September 2010, we were told by the criminal investigator of Wyandot County the case was closed and no charges would be brought against anyone in Bill's death. We asked for his report and received it. Because the case was closed, the report is public record. While reading the investigator's report, we cannot express the horror we felt when we realized the prosecutor's office did not tell us everything when we had met in August.
After Bill was injected with heroin, he started bleeding from his mouth. A person who was there said, "he was fading fast." Blood was on Bill's clothes, so the people there changed his clothes before putting him in the back seat of a car.
Why were we not told this during the meeting? Where are Bill's clothes? Where is Bill's hat? At the house in Kenton where this had taken place, a young boy was there. His dad was one of the people doing drugs. Again, no charges.

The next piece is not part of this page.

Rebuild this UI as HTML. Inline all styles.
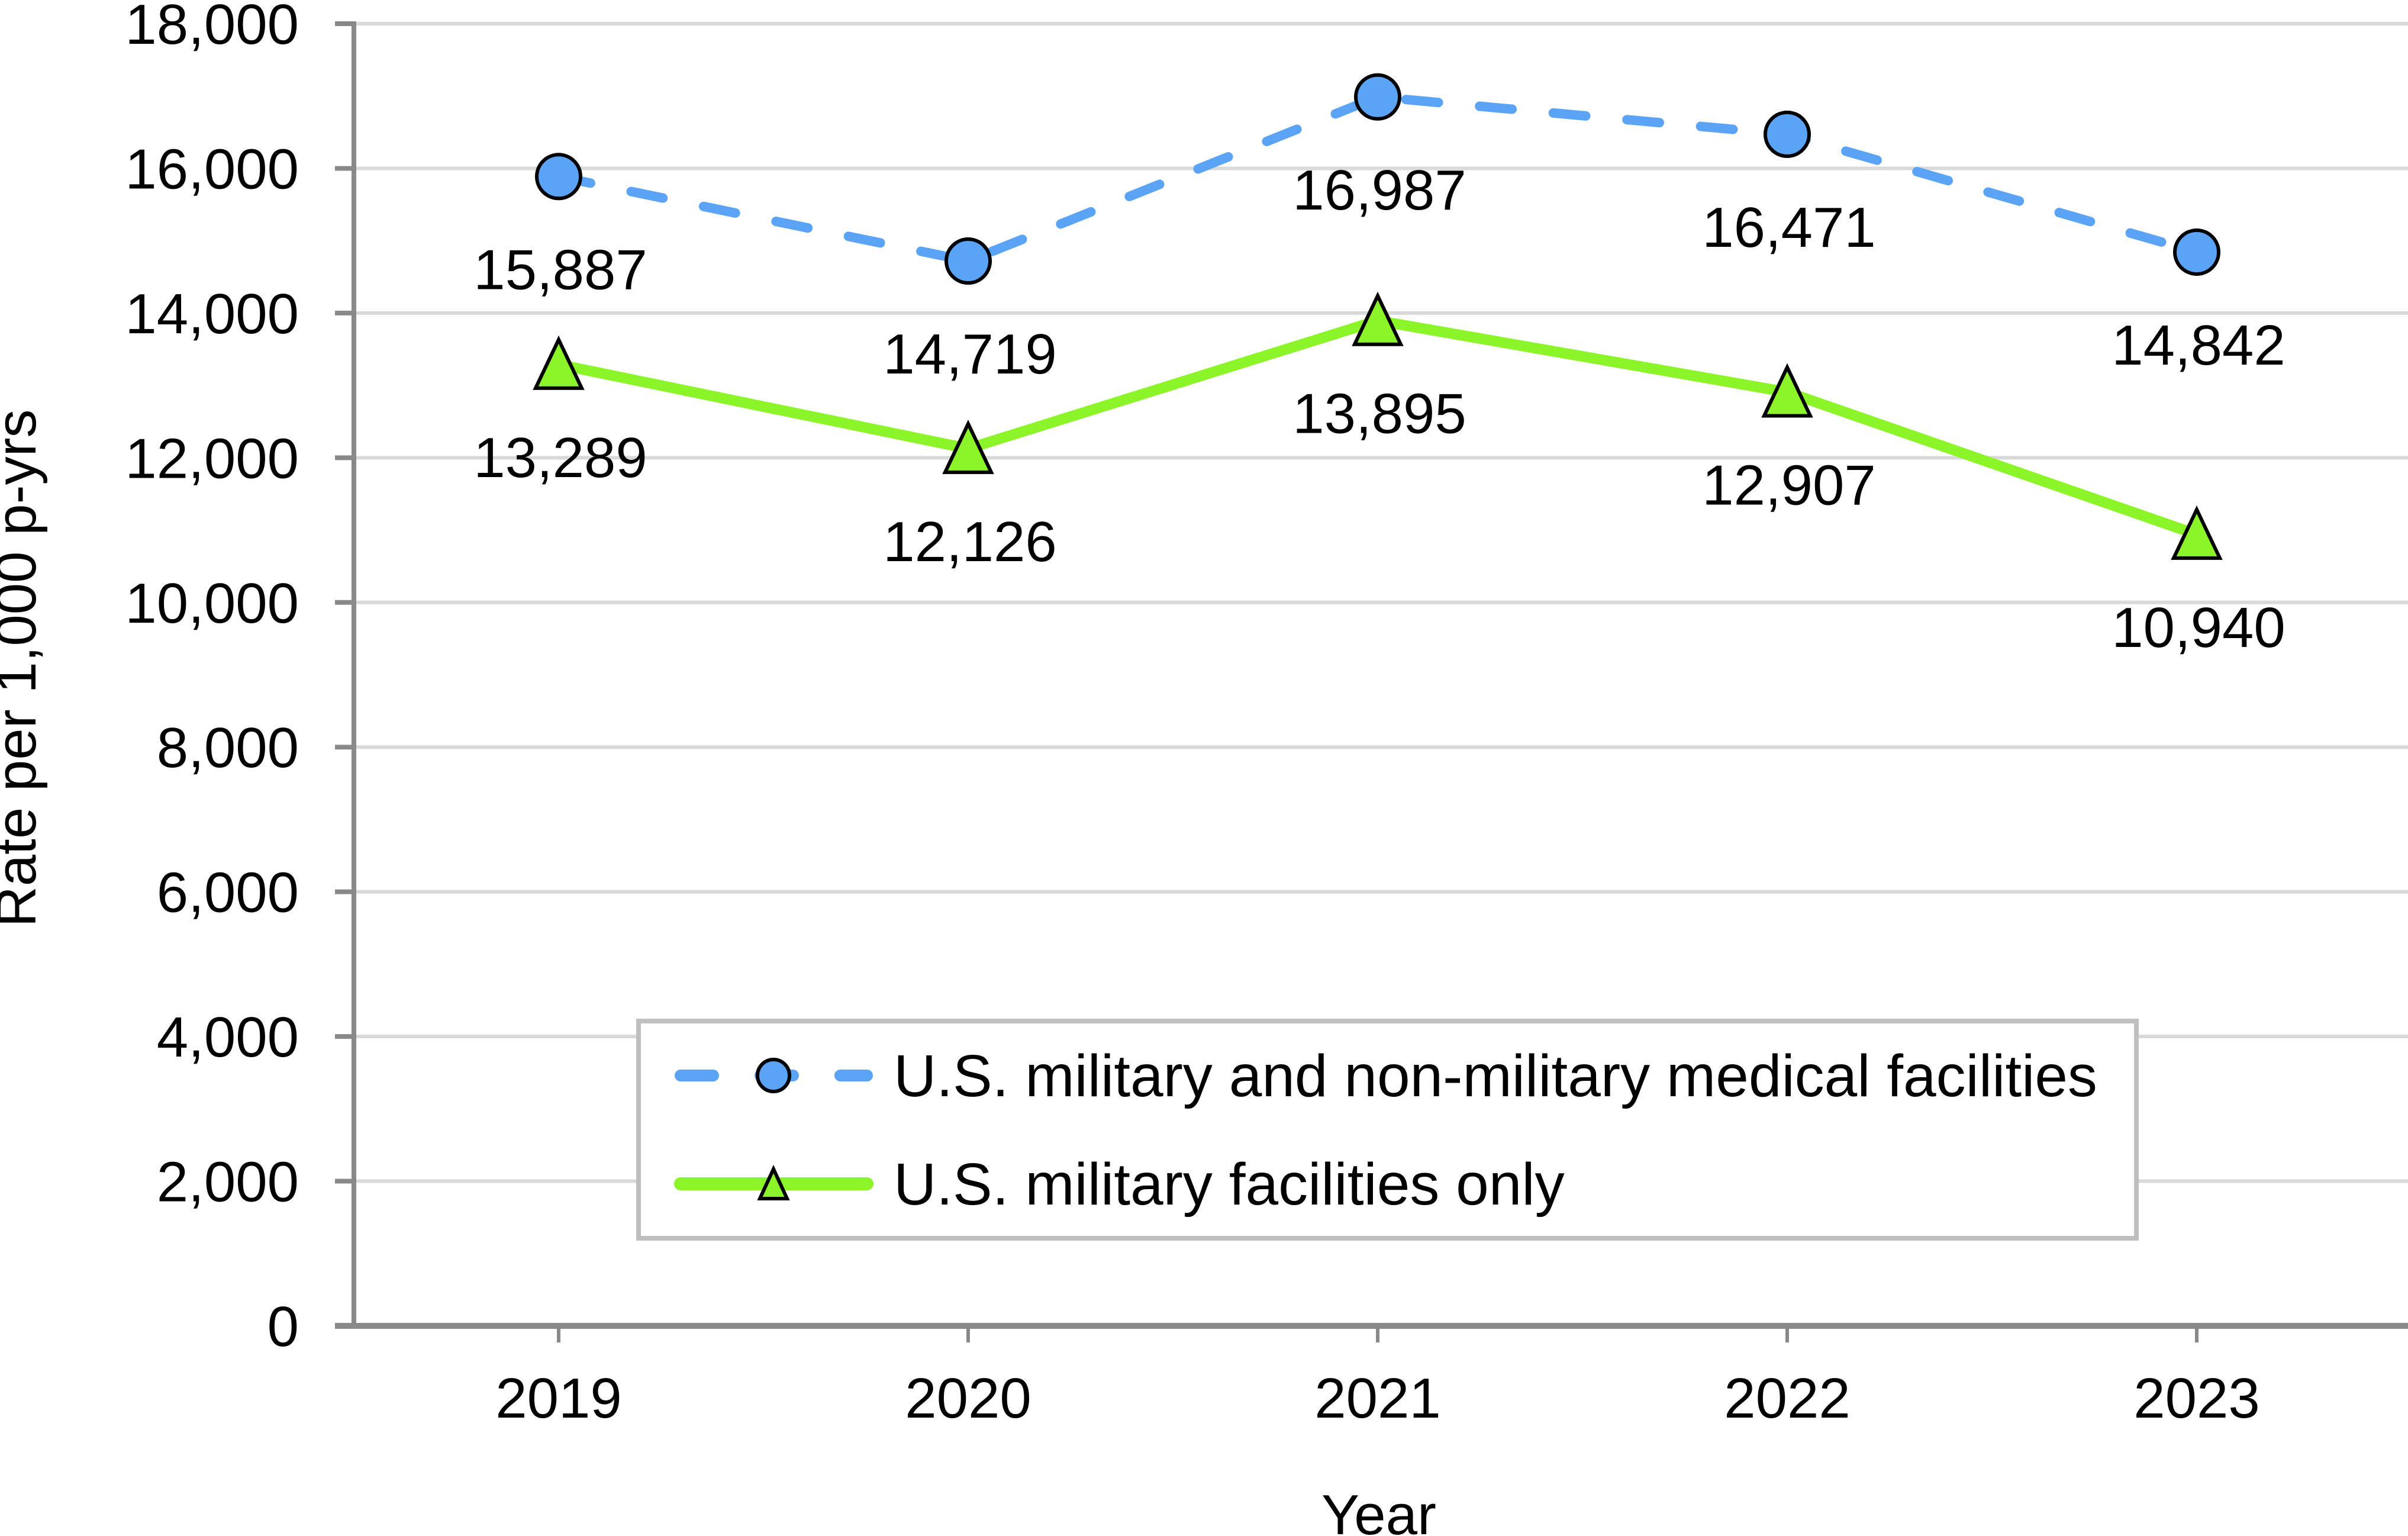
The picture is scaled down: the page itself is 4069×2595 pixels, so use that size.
<!DOCTYPE html>
<html><head><meta charset="utf-8"><style>
html,body{margin:0;padding:0;background:#fff;}
svg{display:block;font-family:"Liberation Sans",Arial,sans-serif;}
</style></head><body>
<svg id="chart" width="4069" height="2595" viewBox="0 0 4069 2595">
<g id="grid"></g>
<g id="axes"></g>
<g id="series"></g>
<g id="labels"></g>
<text x="898" y="0" transform="translate(60,1129) rotate(-90)" text-anchor="middle" font-size="96" dx="-898">Rate per 1,000 p-yrs</text>
<text x="2330" y="2592" text-anchor="middle" font-size="96">Year</text>
<g>
<rect x="1079" y="1725" width="2531" height="367" fill="#fff" stroke="#bfbfbf" stroke-width="8"/>
<g>
<line x1="1150" y1="1817" x2="1465" y2="1817" stroke="#5ba3f5" stroke-width="20" stroke-linecap="round" stroke-dasharray="55 80"/>
<circle cx="1307" cy="1817" r="27" fill="#5ba3f5" stroke="#000" stroke-width="6"/>
<text x="1510" y="1852" font-size="100">U.S. military and non-military medical facilities</text>
</g>
<g>
<line x1="1150" y1="2000" x2="1465" y2="2000" stroke="#8cf52a" stroke-width="22" stroke-linecap="round"/>
<polygon points="1307,1975 1330,2025 1284,2025" fill="#8cf52a" stroke="#000" stroke-width="6"/>
<text x="1510" y="2035" font-size="100">U.S. military facilities only</text>
</g>
</g>
</svg>
<script>
const categories = ["2019","2020","2021","2022","2023"];
const allFacilities = [15887,14719,16987,16471,14842];
const militaryOnly = [13289,12126,13895,12907,10940];
const yTicks = [0,2000,4000,6000,8000,10000,12000,14000,16000,18000];
const yTickLabels = ["0","2,000","4,000","6,000","8,000","10,000","12,000","14,000","16,000","18,000"];

const NS = "http://www.w3.org/2000/svg";
const X0 = 598, CW = 692, Y0 = 2240, YMAX = 18000, YTOP = 40;
function xScale(i){ return X0 + CW*(i+0.5); }
function yScale(v){ return Y0 - (v/YMAX)*(Y0-YTOP); }
function mk(tag, attrs, parent){ const e=document.createElementNS(NS,tag); for(const k in attrs) e.setAttribute(k,attrs[k]); parent.appendChild(e); return e; }
const grid=document.getElementById('grid'), axes=document.getElementById('axes'), series=document.getElementById('series'), labels=document.getElementById('labels');
const fmt = v => v.toLocaleString('en-US');

yTicks.forEach((t,i)=>{
  const y=yScale(t);
  if(t>0){
    const g=mk('line',{x1:X0,x2:4069,y1:y,y2:y,stroke:'#d9d9d9','stroke-width':6},grid);
    
    
  }
  const tk=mk('line',{x1:566,x2:X0,y1:y,y2:y,stroke:'#898989','stroke-width':8},axes);
  
  
  const tx=mk('text',{x:505,y:y+34,'text-anchor':'end','font-size':96},axes);
  tx.textContent=yTickLabels[i];
  
  
});
const ya=mk('line',{x1:X0,x2:X0,y1:YTOP-4,y2:Y0,stroke:'#898989','stroke-width':8},axes);


const xa=mk('line',{x1:566,x2:4069,y1:Y0,y2:Y0,stroke:'#898989','stroke-width':10},axes);


categories.forEach((c,i)=>{
  const x=xScale(i);
  const tk=mk('line',{x1:x,x2:x,y1:Y0,y2:Y0+28,stroke:'#898989','stroke-width':6},axes);
  
  
  const tx=mk('text',{x:x,y:2395,'text-anchor':'middle','font-size':96},axes);
  tx.textContent=c;
  
  
});

function pts(arr){ return arr.map((v,i)=>xScale(i)+','+yScale(v)).join(' '); }
const lb=mk('polyline',{points:pts(allFacilities),fill:'none',stroke:'#5ba3f5','stroke-width':16,'stroke-linecap':'round','stroke-dasharray':'55 70'},series);


const lg=mk('polyline',{points:pts(militaryOnly),fill:'none',stroke:'#8cf52a','stroke-width':18,'stroke-linejoin':'round'},series);



allFacilities.forEach((v,i)=>{
  const x=xScale(i), y=yScale(v);
  const c=mk('circle',{cx:x,cy:y,r:37,fill:'#5ba3f5',stroke:'#000','stroke-width':6},series);
  
  
  const t=mk('text',{x:x+3,y:y+190,'text-anchor':'middle','font-size':96},labels);
  t.textContent=fmt(v);
  
  
});
militaryOnly.forEach((v,i)=>{
  const x=xScale(i), y=yScale(v);
  const p=mk('polygon',{points:`${x},${y-42} ${x+39},${y+40} ${x-39},${y+40}`,fill:'#8cf52a',stroke:'#000','stroke-width':6,'stroke-linejoin':'miter'},series);
  
  
  const t=mk('text',{x:x+3,y:y+190,'text-anchor':'middle','font-size':96},labels);
  t.textContent=fmt(v);
  
  
});
</script>
</body></html>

Looking under the website of convicted drug traffickers in Hardin County, Brad Bailey, the prosecuting attorney of Hardin County, says, "Our local law enforcement agencies are working tirelessly to get drugs and offenders off the streets of our neighborhoods, but they need the help of the community."
In reference to the article "Jail Does Not Meet Standards" April 2 in The (Findlay) Courier, Sheriff Mike Hetzel of Wyandot County said, "I'm a firm believer in what you allow becomes the norm."
We agree. By not attempting to prosecute the girl who admitted injecting Bill with heroin, or the others who left Bill in the back seat of a car and walked away, the prosecuting attorney of Wyandot County, Miller, is saying go ahead, inject someone with heroin, it's OK, I won't put you in prison. Leave him in the backseat of a car, it's OK, I won't put you in prison. Nothing will happen to you. It's the norm.
An attorney has read the police reports and told us at the very least, the girl who injected Bill with heroin and admitted it should have been charged with reckless homicide. Miller, why wasn't she charged?
After reading this letter, why would anybody in Wyandot County vote to re-elect Miller for prosecuting attorney?